Wherever the word "code" shows up in a line, please copy that line.

>> Begin Available records

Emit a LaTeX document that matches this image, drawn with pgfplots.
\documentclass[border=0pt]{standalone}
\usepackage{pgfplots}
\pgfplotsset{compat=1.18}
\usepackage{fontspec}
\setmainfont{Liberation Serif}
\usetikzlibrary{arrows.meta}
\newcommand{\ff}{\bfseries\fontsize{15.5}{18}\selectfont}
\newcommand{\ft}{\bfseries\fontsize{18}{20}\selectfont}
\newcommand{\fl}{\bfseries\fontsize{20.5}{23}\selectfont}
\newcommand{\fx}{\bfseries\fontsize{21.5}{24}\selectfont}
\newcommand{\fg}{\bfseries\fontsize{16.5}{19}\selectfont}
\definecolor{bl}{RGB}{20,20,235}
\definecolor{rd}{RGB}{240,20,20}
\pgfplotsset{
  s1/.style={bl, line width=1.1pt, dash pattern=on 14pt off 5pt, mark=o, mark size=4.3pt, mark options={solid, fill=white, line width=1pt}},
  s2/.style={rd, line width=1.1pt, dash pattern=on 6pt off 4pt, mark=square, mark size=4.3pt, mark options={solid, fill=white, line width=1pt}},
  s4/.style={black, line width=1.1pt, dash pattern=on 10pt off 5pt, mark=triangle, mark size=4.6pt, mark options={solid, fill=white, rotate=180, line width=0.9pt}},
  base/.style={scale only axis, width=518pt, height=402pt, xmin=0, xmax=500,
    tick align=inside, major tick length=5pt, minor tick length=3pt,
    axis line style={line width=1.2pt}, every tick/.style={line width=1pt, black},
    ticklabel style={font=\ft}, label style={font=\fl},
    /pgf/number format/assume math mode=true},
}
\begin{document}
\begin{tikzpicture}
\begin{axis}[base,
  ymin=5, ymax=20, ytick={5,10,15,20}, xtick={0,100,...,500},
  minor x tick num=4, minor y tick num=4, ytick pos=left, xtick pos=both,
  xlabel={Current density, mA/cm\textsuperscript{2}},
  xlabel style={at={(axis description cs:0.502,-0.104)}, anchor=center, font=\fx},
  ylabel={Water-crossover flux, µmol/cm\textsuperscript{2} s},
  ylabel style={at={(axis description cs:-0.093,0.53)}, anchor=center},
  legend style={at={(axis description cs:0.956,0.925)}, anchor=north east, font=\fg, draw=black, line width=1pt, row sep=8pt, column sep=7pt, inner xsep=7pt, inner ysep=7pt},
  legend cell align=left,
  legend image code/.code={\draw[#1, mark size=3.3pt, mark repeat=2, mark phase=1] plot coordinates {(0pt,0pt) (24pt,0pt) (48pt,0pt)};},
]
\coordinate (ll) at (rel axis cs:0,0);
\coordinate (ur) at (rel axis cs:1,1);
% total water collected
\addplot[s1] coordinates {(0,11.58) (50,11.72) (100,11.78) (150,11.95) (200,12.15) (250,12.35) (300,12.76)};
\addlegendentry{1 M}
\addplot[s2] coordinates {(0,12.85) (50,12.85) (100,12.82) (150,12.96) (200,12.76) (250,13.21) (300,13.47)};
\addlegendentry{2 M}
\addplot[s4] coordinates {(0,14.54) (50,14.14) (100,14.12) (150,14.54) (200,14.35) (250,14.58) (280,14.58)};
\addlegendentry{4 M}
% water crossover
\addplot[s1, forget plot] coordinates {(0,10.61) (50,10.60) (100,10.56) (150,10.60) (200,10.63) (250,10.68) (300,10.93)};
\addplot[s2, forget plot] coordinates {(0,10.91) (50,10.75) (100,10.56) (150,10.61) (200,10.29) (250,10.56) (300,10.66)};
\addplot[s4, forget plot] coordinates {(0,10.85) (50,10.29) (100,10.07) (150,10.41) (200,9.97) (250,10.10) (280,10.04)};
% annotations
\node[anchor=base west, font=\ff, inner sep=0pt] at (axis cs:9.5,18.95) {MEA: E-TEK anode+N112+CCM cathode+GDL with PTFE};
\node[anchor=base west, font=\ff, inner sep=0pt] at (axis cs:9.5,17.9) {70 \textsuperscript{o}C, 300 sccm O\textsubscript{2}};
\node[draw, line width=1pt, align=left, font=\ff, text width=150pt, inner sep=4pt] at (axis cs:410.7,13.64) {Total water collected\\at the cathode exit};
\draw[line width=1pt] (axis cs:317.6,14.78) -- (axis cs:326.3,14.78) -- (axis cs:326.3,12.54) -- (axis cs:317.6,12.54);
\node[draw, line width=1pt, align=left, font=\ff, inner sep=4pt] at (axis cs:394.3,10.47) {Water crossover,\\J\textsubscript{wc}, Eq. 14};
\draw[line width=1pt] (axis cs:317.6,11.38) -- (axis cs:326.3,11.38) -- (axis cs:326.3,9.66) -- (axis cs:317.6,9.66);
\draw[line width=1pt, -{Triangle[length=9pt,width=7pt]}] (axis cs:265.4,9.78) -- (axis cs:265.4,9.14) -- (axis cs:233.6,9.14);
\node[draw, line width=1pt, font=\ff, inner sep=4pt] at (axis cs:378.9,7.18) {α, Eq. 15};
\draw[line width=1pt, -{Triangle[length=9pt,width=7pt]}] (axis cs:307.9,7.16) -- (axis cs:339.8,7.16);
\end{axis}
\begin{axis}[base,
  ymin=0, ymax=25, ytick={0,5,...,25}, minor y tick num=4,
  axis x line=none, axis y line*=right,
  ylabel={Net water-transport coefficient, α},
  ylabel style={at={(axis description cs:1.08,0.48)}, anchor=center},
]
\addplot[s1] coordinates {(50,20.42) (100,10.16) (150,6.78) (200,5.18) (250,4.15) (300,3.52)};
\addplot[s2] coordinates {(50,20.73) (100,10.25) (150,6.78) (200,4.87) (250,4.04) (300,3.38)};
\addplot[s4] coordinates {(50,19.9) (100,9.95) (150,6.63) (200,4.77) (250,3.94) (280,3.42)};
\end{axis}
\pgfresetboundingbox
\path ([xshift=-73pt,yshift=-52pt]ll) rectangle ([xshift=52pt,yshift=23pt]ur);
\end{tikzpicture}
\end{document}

>> End Available records
>> Begin Available records

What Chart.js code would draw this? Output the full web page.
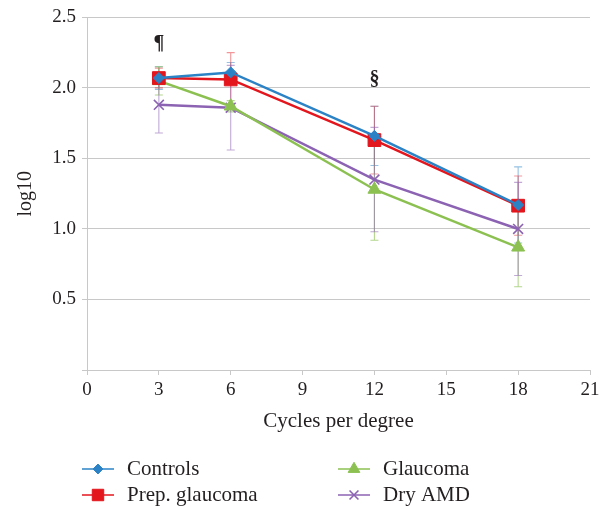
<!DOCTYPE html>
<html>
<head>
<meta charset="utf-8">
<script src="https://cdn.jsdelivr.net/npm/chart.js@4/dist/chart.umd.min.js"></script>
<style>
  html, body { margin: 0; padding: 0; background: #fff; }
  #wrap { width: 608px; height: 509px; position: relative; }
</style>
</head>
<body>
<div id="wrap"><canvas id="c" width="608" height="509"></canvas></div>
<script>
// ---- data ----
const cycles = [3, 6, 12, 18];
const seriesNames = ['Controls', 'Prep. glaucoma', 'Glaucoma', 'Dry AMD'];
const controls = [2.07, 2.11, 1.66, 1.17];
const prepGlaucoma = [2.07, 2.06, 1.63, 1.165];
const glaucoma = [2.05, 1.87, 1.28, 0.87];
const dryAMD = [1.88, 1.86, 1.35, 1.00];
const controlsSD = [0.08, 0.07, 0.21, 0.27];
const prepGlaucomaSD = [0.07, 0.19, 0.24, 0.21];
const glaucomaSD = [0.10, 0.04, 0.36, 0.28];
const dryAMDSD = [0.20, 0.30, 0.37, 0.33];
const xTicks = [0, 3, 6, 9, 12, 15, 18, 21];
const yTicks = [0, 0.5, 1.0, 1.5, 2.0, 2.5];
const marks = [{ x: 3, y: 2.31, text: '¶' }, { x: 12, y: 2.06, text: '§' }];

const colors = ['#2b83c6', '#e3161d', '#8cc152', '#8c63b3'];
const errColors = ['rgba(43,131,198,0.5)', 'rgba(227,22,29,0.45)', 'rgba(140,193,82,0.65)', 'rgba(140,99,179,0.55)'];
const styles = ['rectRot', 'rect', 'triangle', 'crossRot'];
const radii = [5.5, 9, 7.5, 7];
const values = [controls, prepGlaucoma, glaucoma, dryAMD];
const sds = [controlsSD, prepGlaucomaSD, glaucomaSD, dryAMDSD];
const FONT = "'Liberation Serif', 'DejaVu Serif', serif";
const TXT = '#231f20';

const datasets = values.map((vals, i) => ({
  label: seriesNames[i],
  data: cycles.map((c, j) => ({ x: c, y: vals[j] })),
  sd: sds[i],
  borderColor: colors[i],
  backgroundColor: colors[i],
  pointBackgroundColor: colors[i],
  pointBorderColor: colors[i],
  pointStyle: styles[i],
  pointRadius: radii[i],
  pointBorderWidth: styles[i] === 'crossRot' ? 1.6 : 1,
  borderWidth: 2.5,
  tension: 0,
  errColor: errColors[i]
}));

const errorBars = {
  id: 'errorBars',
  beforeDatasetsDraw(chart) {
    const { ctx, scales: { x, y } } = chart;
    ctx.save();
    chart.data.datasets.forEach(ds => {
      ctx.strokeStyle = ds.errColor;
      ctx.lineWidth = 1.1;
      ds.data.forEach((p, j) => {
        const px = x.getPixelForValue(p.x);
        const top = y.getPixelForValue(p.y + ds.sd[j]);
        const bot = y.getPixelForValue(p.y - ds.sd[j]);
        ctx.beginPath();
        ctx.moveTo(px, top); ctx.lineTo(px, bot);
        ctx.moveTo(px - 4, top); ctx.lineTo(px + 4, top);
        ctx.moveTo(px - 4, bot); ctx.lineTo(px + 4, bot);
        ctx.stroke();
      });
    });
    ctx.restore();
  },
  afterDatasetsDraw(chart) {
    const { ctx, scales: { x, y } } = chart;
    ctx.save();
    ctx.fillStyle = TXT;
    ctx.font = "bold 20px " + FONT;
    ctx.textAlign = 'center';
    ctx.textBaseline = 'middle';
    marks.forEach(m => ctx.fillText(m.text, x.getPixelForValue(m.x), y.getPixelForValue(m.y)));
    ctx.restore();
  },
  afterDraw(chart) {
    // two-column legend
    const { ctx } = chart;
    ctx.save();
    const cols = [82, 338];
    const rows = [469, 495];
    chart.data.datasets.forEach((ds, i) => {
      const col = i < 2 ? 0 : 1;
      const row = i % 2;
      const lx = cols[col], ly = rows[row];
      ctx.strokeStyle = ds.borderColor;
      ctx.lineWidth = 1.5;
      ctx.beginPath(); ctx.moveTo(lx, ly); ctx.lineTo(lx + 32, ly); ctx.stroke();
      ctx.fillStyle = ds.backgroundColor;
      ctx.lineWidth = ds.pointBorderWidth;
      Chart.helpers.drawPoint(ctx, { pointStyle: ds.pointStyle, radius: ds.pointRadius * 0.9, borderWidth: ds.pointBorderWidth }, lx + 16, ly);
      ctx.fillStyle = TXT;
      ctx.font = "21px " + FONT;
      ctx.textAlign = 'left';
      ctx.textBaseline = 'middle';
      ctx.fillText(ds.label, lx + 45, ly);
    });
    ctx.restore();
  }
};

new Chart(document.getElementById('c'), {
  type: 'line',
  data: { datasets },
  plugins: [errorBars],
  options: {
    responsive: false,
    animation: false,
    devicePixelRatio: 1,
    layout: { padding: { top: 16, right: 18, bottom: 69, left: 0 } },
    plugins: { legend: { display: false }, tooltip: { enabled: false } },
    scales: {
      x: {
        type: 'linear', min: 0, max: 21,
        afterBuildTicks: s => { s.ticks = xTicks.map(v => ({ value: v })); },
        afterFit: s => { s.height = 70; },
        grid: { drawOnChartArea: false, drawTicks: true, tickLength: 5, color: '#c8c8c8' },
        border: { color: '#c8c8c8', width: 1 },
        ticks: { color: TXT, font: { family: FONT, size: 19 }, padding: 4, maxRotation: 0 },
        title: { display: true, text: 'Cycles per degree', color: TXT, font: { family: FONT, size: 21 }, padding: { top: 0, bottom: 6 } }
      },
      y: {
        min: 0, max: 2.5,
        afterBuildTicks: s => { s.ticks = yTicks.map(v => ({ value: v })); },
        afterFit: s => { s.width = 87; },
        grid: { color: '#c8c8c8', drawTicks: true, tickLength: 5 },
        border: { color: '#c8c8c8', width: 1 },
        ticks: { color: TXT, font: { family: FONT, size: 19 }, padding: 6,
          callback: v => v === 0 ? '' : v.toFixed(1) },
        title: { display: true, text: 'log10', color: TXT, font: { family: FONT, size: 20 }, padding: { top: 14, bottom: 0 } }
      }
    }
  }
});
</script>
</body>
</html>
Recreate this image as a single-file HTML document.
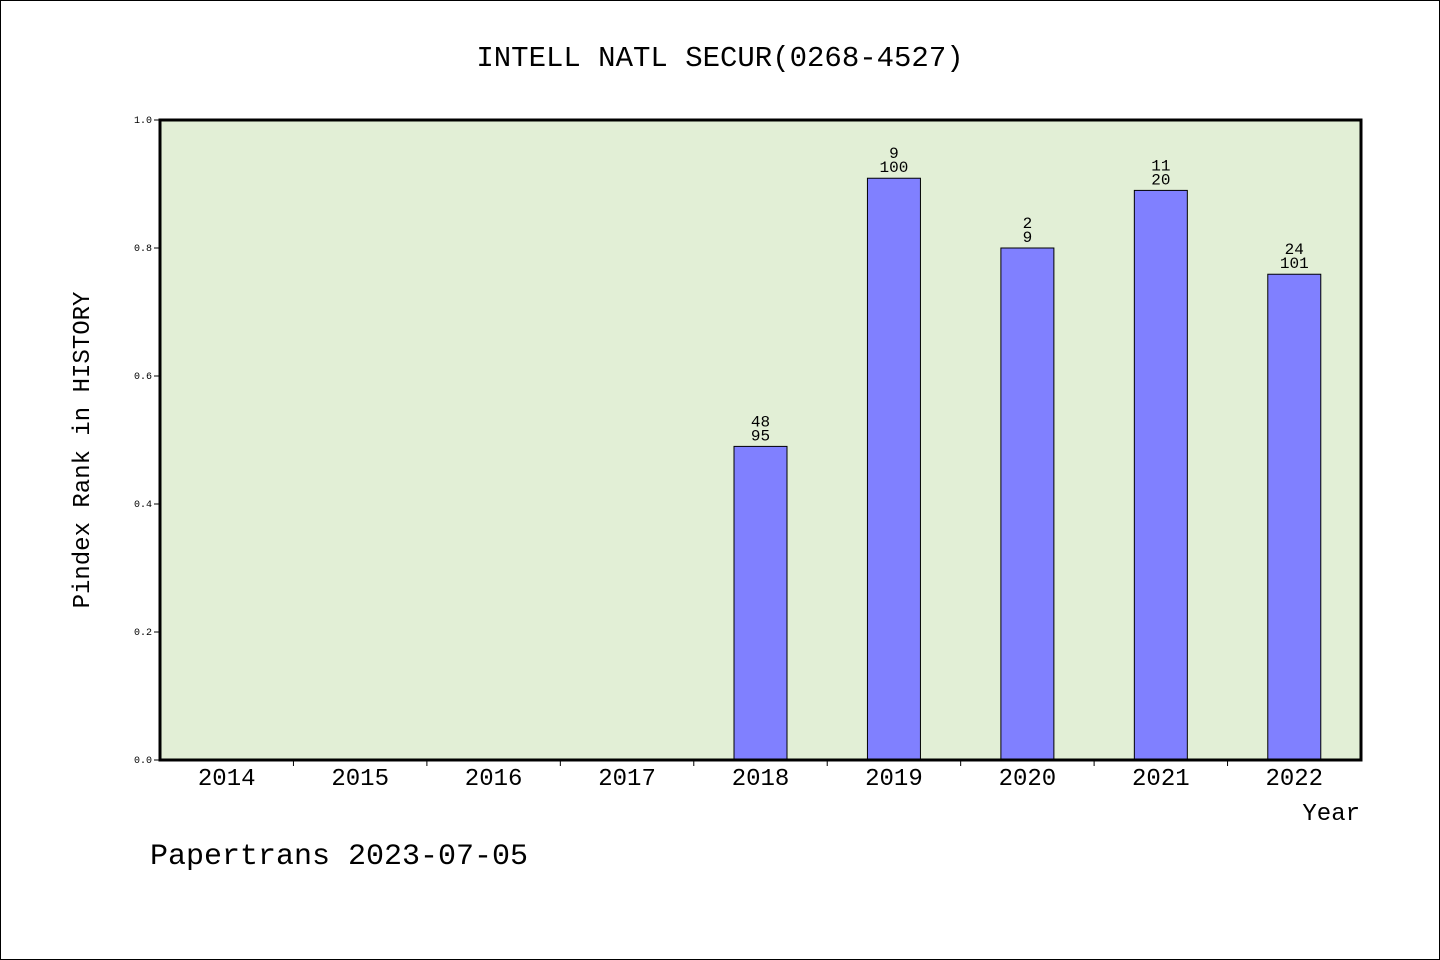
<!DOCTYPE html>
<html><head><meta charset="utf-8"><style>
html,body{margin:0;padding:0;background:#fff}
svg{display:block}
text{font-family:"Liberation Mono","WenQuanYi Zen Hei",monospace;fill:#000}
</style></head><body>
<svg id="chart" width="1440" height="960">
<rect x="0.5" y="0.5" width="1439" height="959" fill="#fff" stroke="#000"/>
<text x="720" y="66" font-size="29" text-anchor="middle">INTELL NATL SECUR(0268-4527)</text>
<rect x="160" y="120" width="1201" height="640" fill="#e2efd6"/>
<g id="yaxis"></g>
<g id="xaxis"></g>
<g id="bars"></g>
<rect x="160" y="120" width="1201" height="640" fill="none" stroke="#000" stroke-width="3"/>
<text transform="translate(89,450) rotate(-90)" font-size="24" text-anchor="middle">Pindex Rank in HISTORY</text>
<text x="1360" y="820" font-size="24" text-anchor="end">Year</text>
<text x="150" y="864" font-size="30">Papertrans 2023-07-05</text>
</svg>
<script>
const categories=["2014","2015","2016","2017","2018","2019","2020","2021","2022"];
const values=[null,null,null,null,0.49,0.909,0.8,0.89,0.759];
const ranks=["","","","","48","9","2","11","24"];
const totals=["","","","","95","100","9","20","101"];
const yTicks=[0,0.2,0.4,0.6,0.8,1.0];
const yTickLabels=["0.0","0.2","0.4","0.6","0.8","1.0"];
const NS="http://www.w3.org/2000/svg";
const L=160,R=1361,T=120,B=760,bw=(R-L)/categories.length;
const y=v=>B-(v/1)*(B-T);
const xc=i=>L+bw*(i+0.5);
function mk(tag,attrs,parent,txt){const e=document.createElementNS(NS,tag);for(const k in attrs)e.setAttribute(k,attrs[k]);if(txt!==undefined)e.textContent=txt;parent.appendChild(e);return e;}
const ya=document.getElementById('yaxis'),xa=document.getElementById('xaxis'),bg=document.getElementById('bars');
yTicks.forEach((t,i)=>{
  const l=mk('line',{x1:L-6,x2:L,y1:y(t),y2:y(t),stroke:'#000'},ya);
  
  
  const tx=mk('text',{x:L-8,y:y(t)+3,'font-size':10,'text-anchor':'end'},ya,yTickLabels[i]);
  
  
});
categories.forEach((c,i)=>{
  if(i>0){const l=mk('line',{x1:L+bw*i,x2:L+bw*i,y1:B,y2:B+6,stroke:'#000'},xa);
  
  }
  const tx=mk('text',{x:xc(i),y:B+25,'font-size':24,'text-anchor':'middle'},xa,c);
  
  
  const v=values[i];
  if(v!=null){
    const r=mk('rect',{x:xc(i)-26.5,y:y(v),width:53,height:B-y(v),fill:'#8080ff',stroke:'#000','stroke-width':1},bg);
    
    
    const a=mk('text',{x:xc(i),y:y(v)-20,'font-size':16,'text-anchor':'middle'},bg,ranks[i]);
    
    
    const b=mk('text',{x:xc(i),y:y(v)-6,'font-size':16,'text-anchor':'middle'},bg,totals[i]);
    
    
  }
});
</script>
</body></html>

>> End Available records

> **Task answer**:
  legend image code/.code={\draw[#1, mark size=3.3pt, mark repeat=2, mark phase=1] plot coordinates {(0pt,0pt) (24pt,0pt) (48pt,0pt)};},
What Chart.js code would draw this? Output the full web page.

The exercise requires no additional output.